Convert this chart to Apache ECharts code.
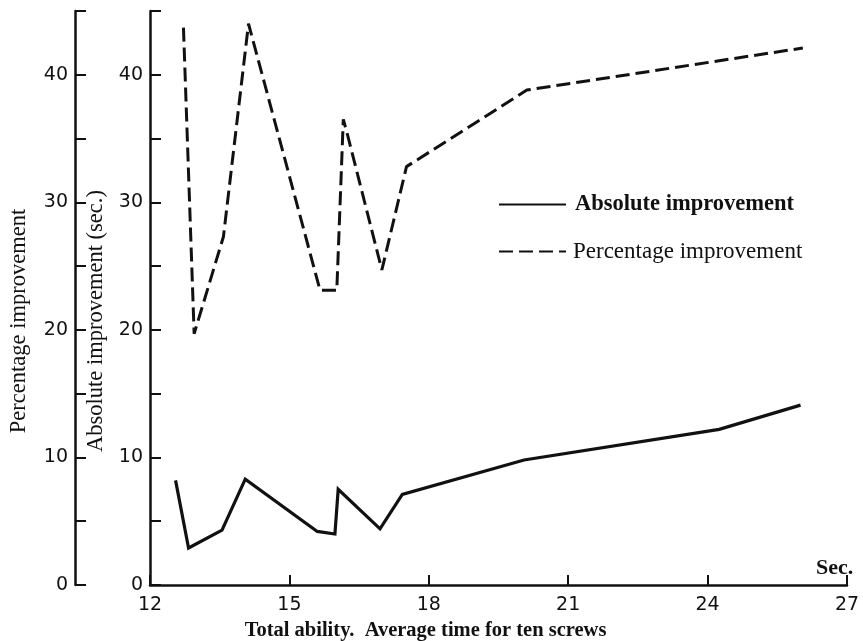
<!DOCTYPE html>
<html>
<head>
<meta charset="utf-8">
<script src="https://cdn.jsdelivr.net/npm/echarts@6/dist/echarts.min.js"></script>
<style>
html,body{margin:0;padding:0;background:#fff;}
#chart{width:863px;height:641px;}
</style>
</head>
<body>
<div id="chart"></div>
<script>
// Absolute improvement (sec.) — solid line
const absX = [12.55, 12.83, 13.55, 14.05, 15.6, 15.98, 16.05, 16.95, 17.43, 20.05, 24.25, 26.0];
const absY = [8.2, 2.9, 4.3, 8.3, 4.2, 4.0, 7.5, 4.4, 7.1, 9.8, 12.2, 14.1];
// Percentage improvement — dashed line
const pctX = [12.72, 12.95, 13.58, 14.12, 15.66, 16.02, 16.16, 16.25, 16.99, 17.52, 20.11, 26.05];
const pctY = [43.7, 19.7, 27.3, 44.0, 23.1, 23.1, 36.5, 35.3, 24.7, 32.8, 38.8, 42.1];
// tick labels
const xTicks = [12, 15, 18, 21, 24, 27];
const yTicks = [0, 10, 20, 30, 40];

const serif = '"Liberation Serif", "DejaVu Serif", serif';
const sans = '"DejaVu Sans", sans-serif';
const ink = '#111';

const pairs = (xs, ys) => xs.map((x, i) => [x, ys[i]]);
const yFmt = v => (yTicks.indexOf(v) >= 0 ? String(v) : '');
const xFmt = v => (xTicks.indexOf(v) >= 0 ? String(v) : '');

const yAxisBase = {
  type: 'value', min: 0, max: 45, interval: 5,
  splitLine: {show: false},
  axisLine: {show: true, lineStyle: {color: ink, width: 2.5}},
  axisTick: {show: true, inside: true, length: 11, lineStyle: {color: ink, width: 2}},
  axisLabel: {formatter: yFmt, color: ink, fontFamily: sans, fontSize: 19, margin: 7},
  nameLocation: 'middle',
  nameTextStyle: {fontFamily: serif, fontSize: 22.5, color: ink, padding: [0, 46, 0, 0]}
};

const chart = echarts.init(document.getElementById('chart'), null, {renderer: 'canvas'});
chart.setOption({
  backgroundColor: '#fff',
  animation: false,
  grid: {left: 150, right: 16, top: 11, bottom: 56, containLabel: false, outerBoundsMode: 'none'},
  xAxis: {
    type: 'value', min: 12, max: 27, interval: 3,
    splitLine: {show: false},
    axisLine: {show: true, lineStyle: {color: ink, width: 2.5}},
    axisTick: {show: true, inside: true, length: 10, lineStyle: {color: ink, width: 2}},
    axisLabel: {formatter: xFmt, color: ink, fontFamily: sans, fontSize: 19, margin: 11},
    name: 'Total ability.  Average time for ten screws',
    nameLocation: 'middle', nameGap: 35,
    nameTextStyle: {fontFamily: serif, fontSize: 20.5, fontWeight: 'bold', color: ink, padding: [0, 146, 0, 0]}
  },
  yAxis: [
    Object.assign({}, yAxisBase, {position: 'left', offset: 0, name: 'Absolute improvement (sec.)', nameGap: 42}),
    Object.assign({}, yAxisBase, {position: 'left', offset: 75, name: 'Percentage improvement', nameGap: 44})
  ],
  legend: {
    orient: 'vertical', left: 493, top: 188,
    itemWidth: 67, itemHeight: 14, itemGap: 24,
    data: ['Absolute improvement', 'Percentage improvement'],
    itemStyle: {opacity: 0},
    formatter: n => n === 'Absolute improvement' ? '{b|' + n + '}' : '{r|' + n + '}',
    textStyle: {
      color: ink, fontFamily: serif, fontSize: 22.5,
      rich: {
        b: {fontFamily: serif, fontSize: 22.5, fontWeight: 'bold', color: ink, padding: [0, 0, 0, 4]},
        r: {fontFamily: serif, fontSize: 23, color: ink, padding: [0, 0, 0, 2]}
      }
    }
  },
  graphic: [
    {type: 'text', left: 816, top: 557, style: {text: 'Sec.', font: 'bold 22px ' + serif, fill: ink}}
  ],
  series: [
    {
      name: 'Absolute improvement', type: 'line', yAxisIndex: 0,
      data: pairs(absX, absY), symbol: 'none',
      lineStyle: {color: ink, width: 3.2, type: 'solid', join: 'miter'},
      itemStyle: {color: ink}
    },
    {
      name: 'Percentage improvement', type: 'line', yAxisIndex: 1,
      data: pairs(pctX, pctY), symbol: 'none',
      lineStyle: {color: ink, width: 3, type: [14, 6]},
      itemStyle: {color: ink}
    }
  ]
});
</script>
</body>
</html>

▶ **WRITTEN PROBLEM**: Return to the listing above and set it down exactly, leaving out its pictures.

▶ **RESPONSE BELOW**:
Convert this chart to Apache ECharts code.
<!DOCTYPE html>
<html>
<head>
<meta charset="utf-8">
<script src="https://cdn.jsdelivr.net/npm/echarts@6/dist/echarts.min.js"></script>
<style>
html,body{margin:0;padding:0;background:#fff;}
#chart{width:863px;height:641px;}
</style>
</head>
<body>
<div id="chart"></div>
<script>
// Absolute improvement (sec.) — solid line
const absX = [12.55, 12.83, 13.55, 14.05, 15.6, 15.98, 16.05, 16.95, 17.43, 20.05, 24.25, 26.0];
const absY = [8.2, 2.9, 4.3, 8.3, 4.2, 4.0, 7.5, 4.4, 7.1, 9.8, 12.2, 14.1];
// Percentage improvement — dashed line
const pctX = [12.72, 12.95, 13.58, 14.12, 15.66, 16.02, 16.16, 16.25, 16.99, 17.52, 20.11, 26.05];
const pctY = [43.7, 19.7, 27.3, 44.0, 23.1, 23.1, 36.5, 35.3, 24.7, 32.8, 38.8, 42.1];
// tick labels
const xTicks = [12, 15, 18, 21, 24, 27];
const yTicks = [0, 10, 20, 30, 40];

const serif = '"Liberation Serif", "DejaVu Serif", serif';
const sans = '"DejaVu Sans", sans-serif';
const ink = '#111';

const pairs = (xs, ys) => xs.map((x, i) => [x, ys[i]]);
const yFmt = v => (yTicks.indexOf(v) >= 0 ? String(v) : '');
const xFmt = v => (xTicks.indexOf(v) >= 0 ? String(v) : '');

const yAxisBase = {
  type: 'value', min: 0, max: 45, interval: 5,
  splitLine: {show: false},
  axisLine: {show: true, lineStyle: {color: ink, width: 2.5}},
  axisTick: {show: true, inside: true, length: 11, lineStyle: {color: ink, width: 2}},
  axisLabel: {formatter: yFmt, color: ink, fontFamily: sans, fontSize: 19, margin: 7},
  nameLocation: 'middle',
  nameTextStyle: {fontFamily: serif, fontSize: 22.5, color: ink, padding: [0, 46, 0, 0]}
};

const chart = echarts.init(document.getElementById('chart'), null, {renderer: 'canvas'});
chart.setOption({
  backgroundColor: '#fff',
  animation: false,
  grid: {left: 150, right: 16, top: 11, bottom: 56, containLabel: false, outerBoundsMode: 'none'},
  xAxis: {
    type: 'value', min: 12, max: 27, interval: 3,
    splitLine: {show: false},
    axisLine: {show: true, lineStyle: {color: ink, width: 2.5}},
    axisTick: {show: true, inside: true, length: 10, lineStyle: {color: ink, width: 2}},
    axisLabel: {formatter: xFmt, color: ink, fontFamily: sans, fontSize: 19, margin: 11},
    name: 'Total ability.  Average time for ten screws',
    nameLocation: 'middle', nameGap: 35,
    nameTextStyle: {fontFamily: serif, fontSize: 20.5, fontWeight: 'bold', color: ink, padding: [0, 146, 0, 0]}
  },
  yAxis: [
    Object.assign({}, yAxisBase, {position: 'left', offset: 0, name: 'Absolute improvement (sec.)', nameGap: 42}),
    Object.assign({}, yAxisBase, {position: 'left', offset: 75, name: 'Percentage improvement', nameGap: 44})
  ],
  legend: {
    orient: 'vertical', left: 493, top: 188,
    itemWidth: 67, itemHeight: 14, itemGap: 24,
    data: ['Absolute improvement', 'Percentage improvement'],
    itemStyle: {opacity: 0},
    formatter: n => n === 'Absolute improvement' ? '{b|' + n + '}' : '{r|' + n + '}',
    textStyle: {
      color: ink, fontFamily: serif, fontSize: 22.5,
      rich: {
        b: {fontFamily: serif, fontSize: 22.5, fontWeight: 'bold', color: ink, padding: [0, 0, 0, 4]},
        r: {fontFamily: serif, fontSize: 23, color: ink, padding: [0, 0, 0, 2]}
      }
    }
  },
  graphic: [
    {type: 'text', left: 816, top: 557, style: {text: 'Sec.', font: 'bold 22px ' + serif, fill: ink}}
  ],
  series: [
    {
      name: 'Absolute improvement', type: 'line', yAxisIndex: 0,
      data: pairs(absX, absY), symbol: 'none',
      lineStyle: {color: ink, width: 3.2, type: 'solid', join: 'miter'},
      itemStyle: {color: ink}
    },
    {
      name: 'Percentage improvement', type: 'line', yAxisIndex: 1,
      data: pairs(pctX, pctY), symbol: 'none',
      lineStyle: {color: ink, width: 3, type: [14, 6]},
      itemStyle: {color: ink}
    }
  ]
});
</script>
</body>
</html>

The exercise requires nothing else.